The Sunday Magazine: Root Beer

I am not a soda drinker. I prefer iced tea, lemonade, or water as my cold beverages. If I do drink a soda, I usually order root beer. I grew up on the same ones those of my generation did, Hires, A&W, or Dad’s. The reason I liked it best was it wasn’t as bland as the other sodas. Root beer had some depth to it. We now live in an age where even the simplest foods are made in extraordinary ways. Root beer has not escaped that. There are small batches of root beer brewed at most beer microbreweries. There are also different kinds of places where all they do is small-batch root beers. I had the opportunity to learn more about the soda. I ended up thinking it has a lot to do with many of the same things perfume deals with.

Root beer was originally made by the Native Americans from sassafras roots. In those days it was used as a medicine or flavoring as it came in a thick syrup form. Sometime in the mid-19th century someone got the good idea to add it to soda water. Modern root beer was born. It would have its coming out when Hires Root Beer made its debut at the 1876 Centennial Exhibition in Pittsburgh. It would spread in popularity from there.

The similarity to perfumery comes in 1960 when the main ingredient of sassafras, safrole, was found to cause liver damage in high concentrations in lab animals. The FDA would ban it.
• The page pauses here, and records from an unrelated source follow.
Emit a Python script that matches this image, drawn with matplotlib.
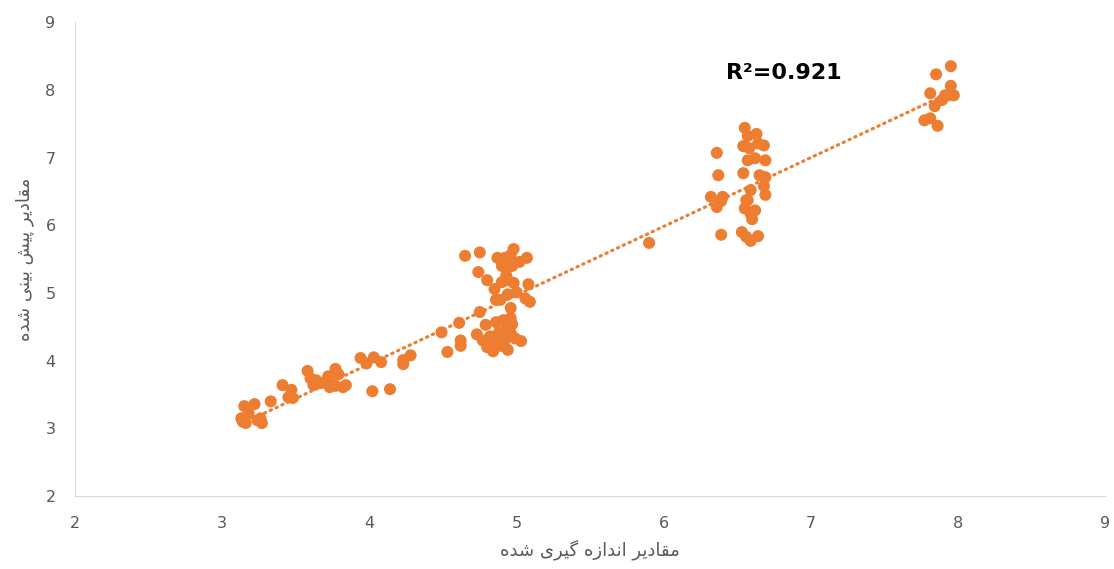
import numpy as np
import matplotlib.pyplot as plt

# داده‌ها: مقادیر اندازه گیری شده و پیش بینی شده
measured = [3.13, 3.15, 3.16, 3.18, 3.22, 3.24, 3.27, 3.26, 3.33, 3.14,
            3.41, 3.47, 3.48, 3.45,
            3.58, 3.60, 3.62, 3.64, 3.67, 3.72, 3.73, 3.77, 3.79, 3.82, 3.84, 3.77, 3.71,
            3.94, 3.98, 4.03, 4.08, 4.02, 4.14, 4.23, 4.23, 4.28,
            4.49, 4.53, 4.61, 4.62, 4.62, 4.65, 4.75, 4.73, 4.75, 4.74,
            4.87, 4.92, 4.96, 4.98, 4.90, 4.97, 5.02, 5.07, 4.80, 4.85, 4.90, 4.94, 4.98,
            5.00, 4.94, 4.86, 5.08, 5.06, 5.09, 4.89, 4.93, 4.96,
            4.79, 4.86, 4.91, 4.96, 4.97, 4.82, 4.88, 4.92, 4.96, 4.80, 4.84, 4.89, 4.94,
            4.99, 5.03, 4.86, 4.77, 4.92,
            5.90,
            6.36, 6.37, 6.39, 6.40, 6.32, 6.36, 6.39,
            6.55, 6.57, 6.63, 6.54, 6.58, 6.64, 6.68, 6.57, 6.62, 6.69, 6.54, 6.65, 6.69,
            6.68, 6.69, 6.59, 6.57, 6.55, 6.59, 6.62, 6.53, 6.56, 6.59, 6.64, 6.60, 6.56,
            7.85, 7.95, 7.81, 7.95, 7.93, 7.97, 7.89, 7.84, 7.77, 7.81, 7.86, 7.91]
predicted = [3.15, 3.33, 3.08, 3.22, 3.36, 3.12, 3.08, 3.15, 3.40, 3.10,
             3.64, 3.57, 3.45, 3.46,
             3.85, 3.74, 3.64, 3.71, 3.67, 3.77, 3.61, 3.88, 3.80, 3.61, 3.64, 3.63, 3.68,
             4.04, 3.96, 4.05, 3.98, 3.55, 3.58, 4.01, 3.95, 4.08,
             4.42, 4.13, 4.56, 4.30, 4.22, 5.55, 5.60, 4.39, 4.72, 5.31,
             5.52, 5.52, 5.56, 5.65, 5.40, 5.40, 5.46, 5.52, 5.19, 5.06, 5.16, 5.19, 5.15,
             5.01, 4.98, 4.90, 5.13, 4.92, 4.87, 4.90, 5.26, 4.78,
             4.53, 4.57, 4.60, 4.63, 4.54, 4.36, 4.42, 4.44, 4.41, 4.20, 4.14, 4.22, 4.16,
             4.33, 4.29, 4.27, 4.30, 4.30,
             5.74,
             7.07, 6.74, 6.36, 6.42, 6.42, 6.27, 5.86,
             7.44, 7.32, 7.35, 7.17, 7.14, 7.21, 7.18, 6.96, 6.99, 6.96, 6.77, 6.74, 6.71,
             6.58, 6.45, 6.52, 6.37, 6.25, 6.17, 6.22, 5.90, 5.83, 5.77, 5.84, 6.09, 6.37,
             8.23, 8.35, 7.95, 8.06, 7.92, 7.92, 7.85, 7.76, 7.55, 7.58, 7.47, 7.92]
r2_label = 'R²=0.921'
x_title = 'مقادیر اندازه گیری شده'
y_title = 'مقادیر پیش بینی شده'

# شکل‌دهی ساده حروف فارسی (matplotlib حروف را به هم نمی‌چسباند)
FORMS = {
    'ا': ('\uFE8D', '\uFE8E', None, None),
    'د': ('\uFEA9', '\uFEAA', None, None),
    'ر': ('\uFEAD', '\uFEAE', None, None),
    'ز': ('\uFEAF', '\uFEB0', None, None),
    'ب': ('\uFE8F', '\uFE90', '\uFE91', '\uFE92'),
    'پ': ('\uFB56', '\uFB57', '\uFB58', '\uFB59'),
    'ش': ('\uFEB5', '\uFEB6', '\uFEB7', '\uFEB8'),
    'ق': ('\uFED5', '\uFED6', '\uFED7', '\uFED8'),
    'م': ('\uFEE1', '\uFEE2', '\uFEE3', '\uFEE4'),
    'ن': ('\uFEE5', '\uFEE6', '\uFEE7', '\uFEE8'),
    'ه': ('\uFEE9', '\uFEEA', '\uFEEB', '\uFEEC'),
    'ی': ('\uFBFC', '\uFBFD', '\uFBFE', '\uFBFF'),
    'گ': ('\uFB92', '\uFB93', '\uFB94', '\uFB95'),
}


def shape_fa(text):
    out = []
    for i, ch in enumerate(text):
        if ch not in FORMS:
            out.append(ch)
            continue
        prev = text[i - 1] if i > 0 else ''
        nxt = text[i + 1] if i + 1 < len(text) else ''
        join_prev = prev in FORMS and FORMS[prev][2] is not None
        join_next = nxt in FORMS and FORMS[ch][2] is not None
        iso, fin, ini, med = FORMS[ch]
        if join_prev and join_next:
            out.append(med)
        elif join_prev:
            out.append(fin)
        elif join_next:
            out.append(ini)
        else:
            out.append(iso)
    return ''.join(reversed(out))


orange = '#ED7D31'
grey = '#595959'

fig = plt.figure(figsize=(11.14, 5.69), dpi=100)
ax = fig.add_axes([0.0673, 0.128, 0.925, 0.833])

x = np.array(measured)
y = np.array(predicted)
ax.scatter(x, y, s=75, color=orange, edgecolors='none', zorder=2)

# خط روند خطی
k, b = np.polyfit(x, y, 1)
xs = np.array([x.min(), x.max()])
ax.plot(xs, k * xs + b, color=orange, lw=2.3, linestyle=(0, (0.4, 1.6)),
        dash_capstyle='round', zorder=3)

ax.text(6.42, 8.25, r2_label, fontsize=16, fontweight='bold', color='black',
        ha='left', va='center', family='DejaVu Sans')

ax.set_xlim(2, 9)
ax.set_ylim(2, 9)
ax.set_xticks(range(2, 10))
ax.set_yticks(range(2, 10))
ax.tick_params(length=0, labelsize=11.5, labelcolor=grey, pad=14)
for side in ['top', 'right']:
    ax.spines[side].set_visible(False)
for side in ['left', 'bottom']:
    ax.spines[side].set_color('#D9D9D9')

ax.set_xlabel(shape_fa(x_title), fontsize=13, color=grey, family='DejaVu Sans', labelpad=6)
ax.set_ylabel(shape_fa(y_title), fontsize=13, color=grey, family='DejaVu Sans', labelpad=8)

fig.savefig('out.png', dpi=100)
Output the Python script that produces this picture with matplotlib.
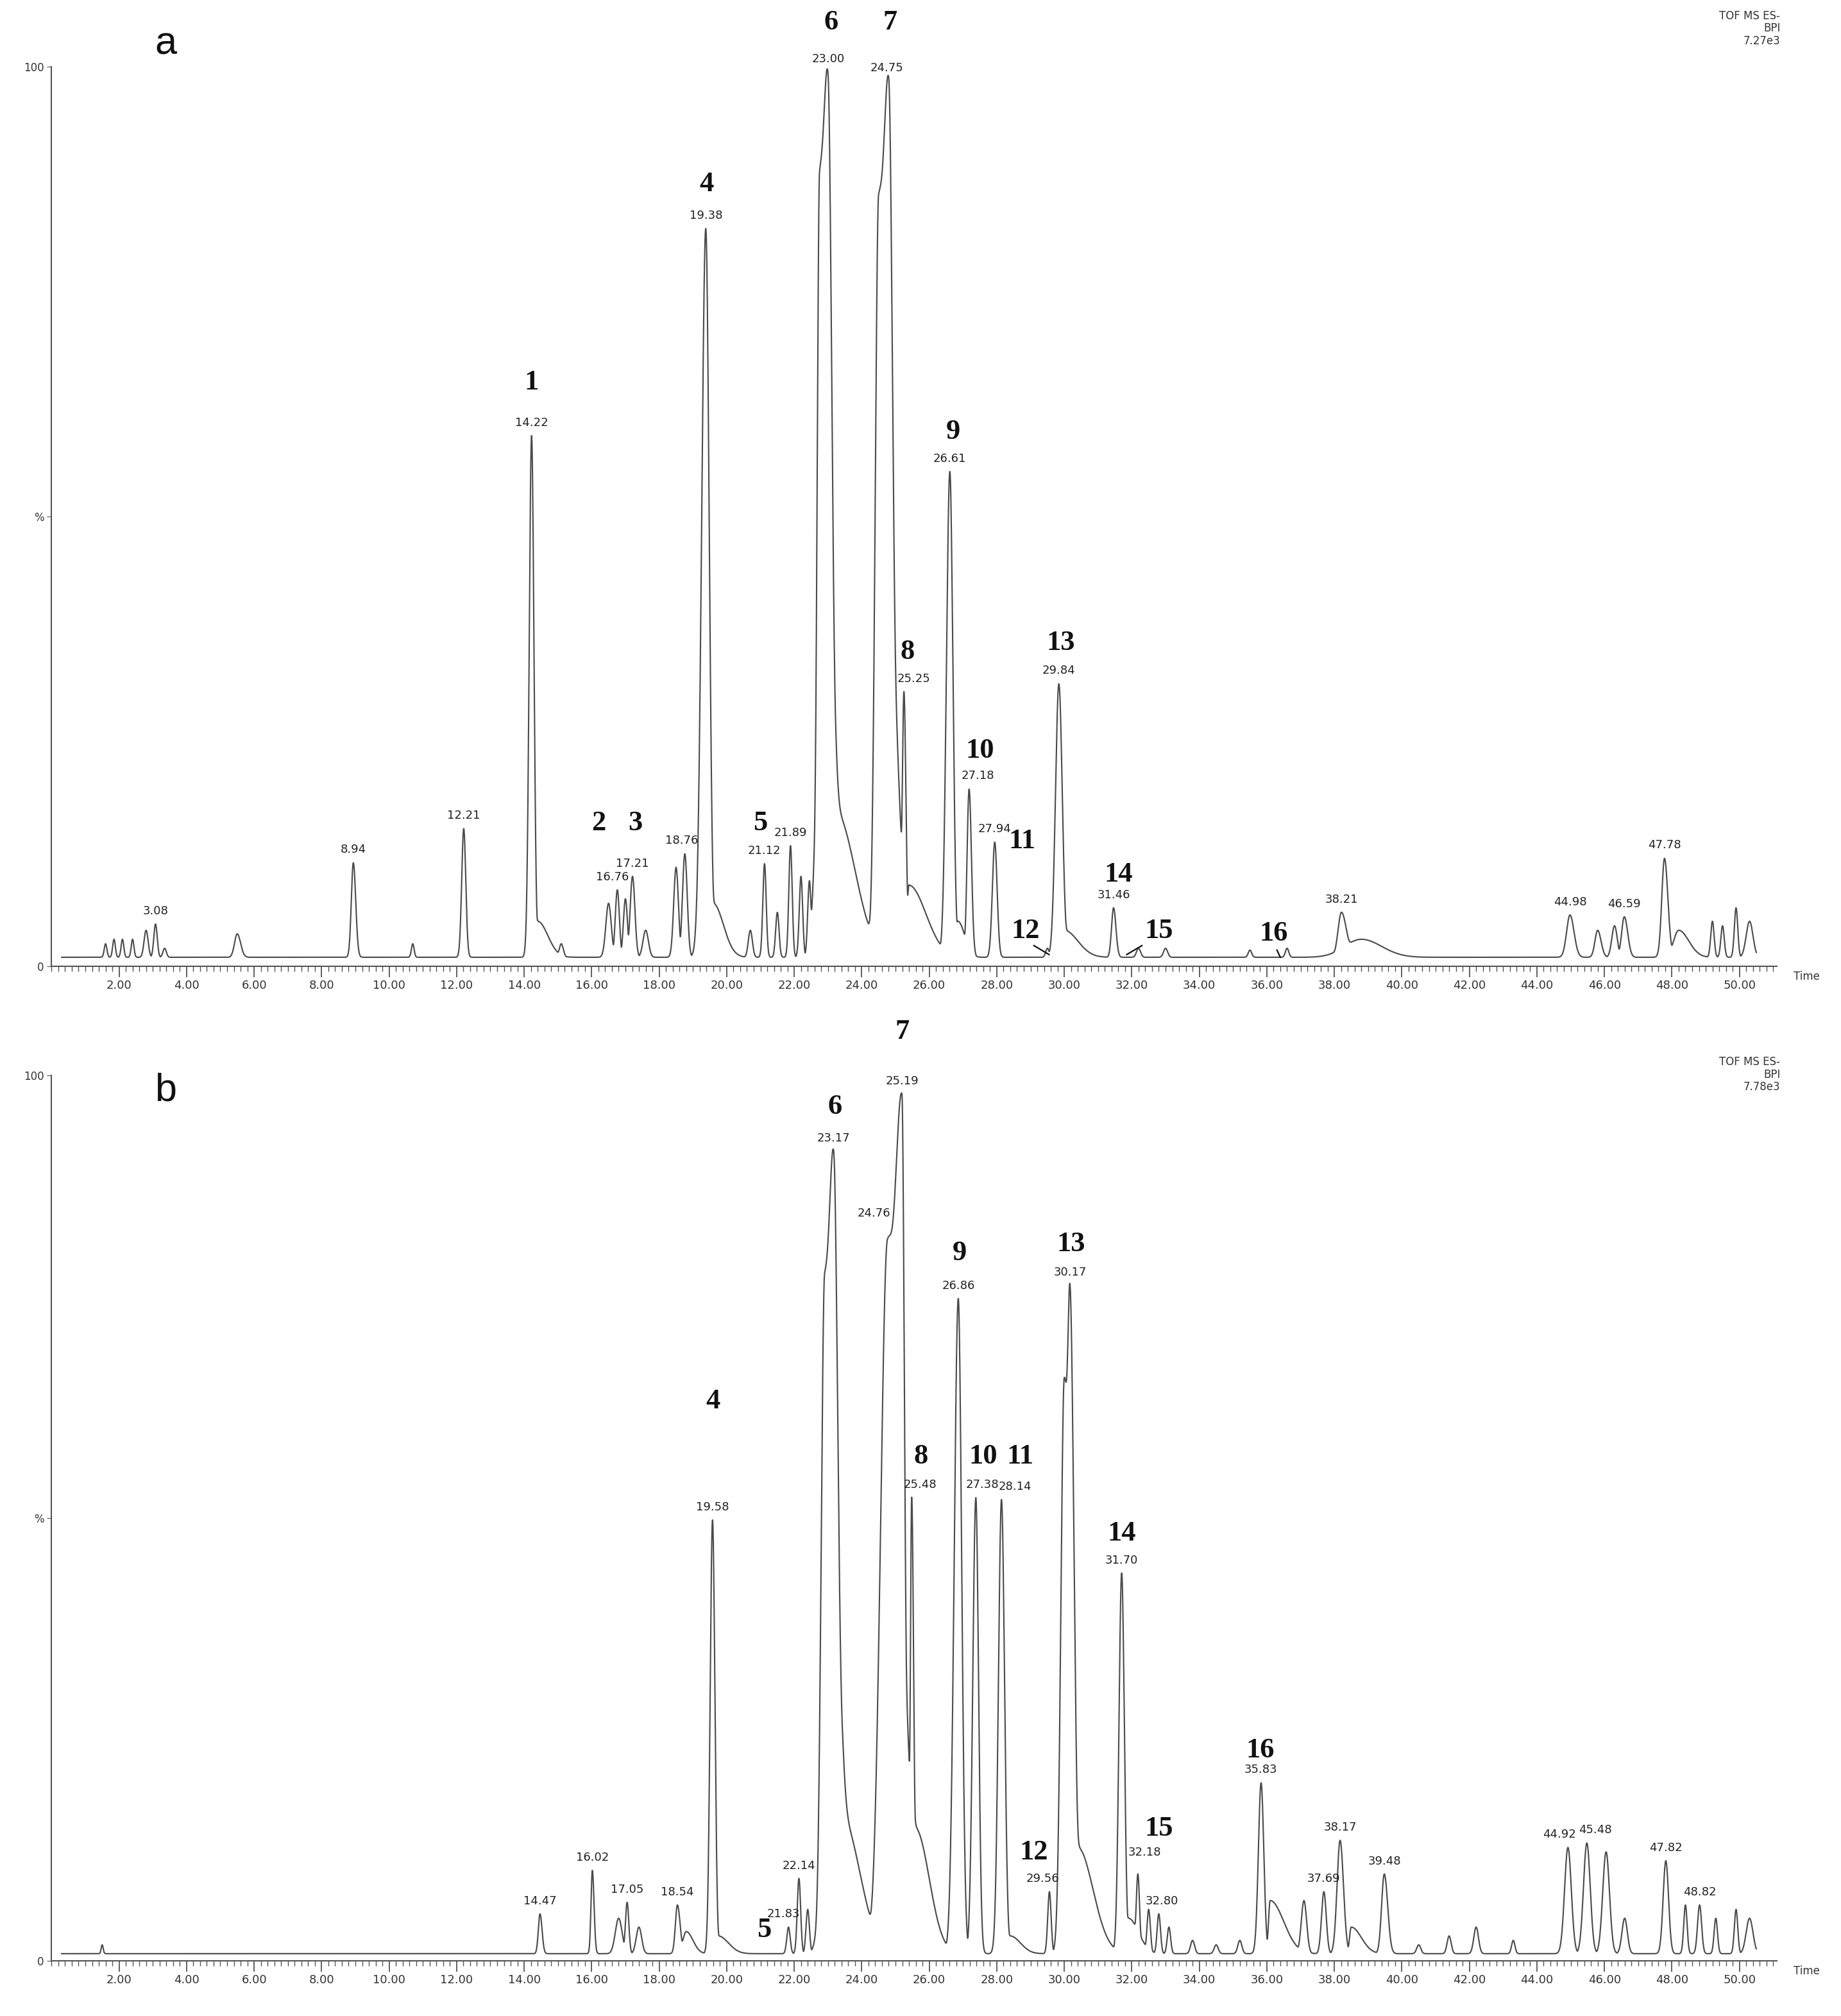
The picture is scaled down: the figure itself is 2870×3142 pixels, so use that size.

Just as happened with oakmoss in the chypre perfumes; chemists created a sassafras extract without safrole. Then those who made root beer had to decide how to put back the flavor of the safrole. They would have to create a sassafras flavor accord.

Brewers have used the following ingredients to achieve that: licorice, birch, spruce, dandelion, allspice, cinnamon, clove, or mint. Doesn’t that sound like a fabulous perfume? When in the hands of a skilled brewer you get root beer.

When I drink this version of root beer I get a bit of that original medicinal quality the original syrup had. The smaller batch versions are so rich they are like the wine of soda. I enjoy trying to pick out the flavors as much as I do trying to understand a new perfume.

If you want to try this style of root beer Virgil’s is sold in small four-packs nationally. I would suggest going to your best local microbrewery. I have found the majority of them also bottle their own root beer with the same creativity that goes into their beer.